Like the compaction factor test, the compaction test (Bartos 1992; Bartos, Sonebi, and Tamimi 2002) expresses workability in terms of the compactability of a concrete sample. The test was developed during the 1960s in Germany and is standardized in Europe as EN 12350-4.
The test apparatus, shown in Figure 9, is extremely simple—it consists merely of a tall, rigid metal container with side dimensions of 200 mm and a height of 400 mm. The top of the
container is open. The container is filled with fresh concrete without compaction. After the top of the filled container has been struck off level, the concrete is compacted with a tamping rod or, more commonly, with vibration until the concrete ceases to subside in the box. According to the European standard, EN12350-4, the concrete must be compacted using an internal or external vibrator operating at a specified frequency. The distance from the top of the concrete to the top of the container is measured at the four corners of the container. The degree of compaction is calculated as the height of the container divided by the average height of the compacted concrete.
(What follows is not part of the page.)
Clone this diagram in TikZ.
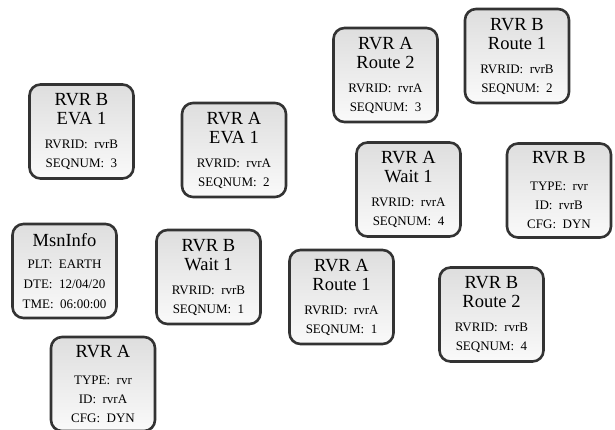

Typical test results range from 1.02 to 1.50. Unlike the compaction factor test, a standard amount of energy is not imparted into the system.

A similar test, the Fritsch test (Ferraris 1999), measures not just the distance that the concrete compacts, but also the time for this compaction to occur. An internal vibrator is placed inside a mold of fresh concrete. The time for the concrete to obtain full compaction and cease falling is recorded as a measure of workability. A settling curve is developed by plotting the height of concrete in the container versus time. Another similar test has been presented by Leivo (1990).
Advantages:
• The compaction test provides an indication of the compactability of concrete.
• The test device is simple and inexpensive.
• When the variable of time is added, an indirect indication of plastic viscosity is given.
Disadvantages:
• The test device can be difficult to empty, particularly when low slump concretes are
tested.
• Test results with different compaction methods cannot be compared directly.
• When the time for compaction is measured, determining the end point of the test is
difficult because the height of concrete in the container versus time is asymptotic. The use of a computer can facilitate the readings of height versus time and the selection of the end point of the test.